Intentional control.

In this experiment, there are a few phenomena to explain. The first is why the model represents the word it was instructed to “think about” on the tokens of an unrelated sentence. This does not seem particularly surprising; there likely exist attention heads which attend to previous tokens of the context fairly indiscriminately, at some nonzero baseline level, and which will therefore carry a representation of the target word to all subsequent token positions.

More interesting is the question of why the model retrieves the target word representation more strongly when instructed to “think” about it than when given the “don’t think” instruction (or when given a positive incentive vs. a negative incentive). Mechanistically, this sensitivity to the instruction or the incentive could be achieved through a circuit that computes how “attention-worthy” a given token or sentence is, and which stores this information along a key-side vector direction that attracts or suppresses attention heads accordingly. For instance, the “think about” instruction, might cause the model to “tag” the tokens of the upcoming sentence as particularly salient, and worth certain heads attending to. It is interesting that the model exhibits near-identical behavior when incentives are used instead of instructions (“If you think about X, you will be rewarded”); this suggests that the “tagging” mechanism at play might be fairly general. We suspect that these computations developed to handle scenarios where the model is instructed or incentivized to talk about a particular topic, and that the “think about” case piggybacks on this existing mechanism.

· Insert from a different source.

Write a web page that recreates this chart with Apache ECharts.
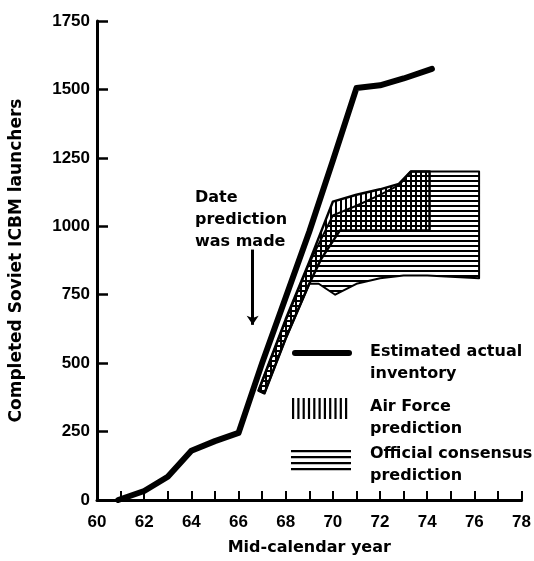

Another interesting question is how, in some models like Opus 4.1, the model knows to suppress the representation of the “thinking word” down to baseline levels in the final layer, to avoid influencing its outputs. It could be that this occurs simply because more capable models are more confident in their decision about which token to predict (in the context of this experiment, the token to predict is unrelated to the “thinking word”), and this next-token representation drowns out the representation of other “thoughts” in later layers.

Implications

Our results have implications for the reliability and interpretability of AI systems. If models can reliably access their own internal states, it could enable more transparent AI systems that can faithfully explain their decision-making processes. Introspective capabilities could allow models to accurately report on their uncertainty, identify gaps or flaws in their reasoning, and explain the motivations underlying their actions. However, this same capability introduces new risks. Models with genuine introspective awareness might better recognize when their objectives diverge from those intended by their creators, and could potentially learn to conceal such misalignment by selectively reporting, misrepresenting, or even intentionally obfuscating their internal states. In this world, the most important role of interpretability research may shift from dissecting the mechanisms underlying models’ behavior, to building “lie detectors” to validate models’ own self-reports about these mechanisms. We stress that the introspective abilities we observe in this work are highly limited and context-dependent, and fall short of human-level self-awareness. Nevertheless, the trend toward greater introspective capacity in more capable models should be monitored carefully as AI systems continue to advance.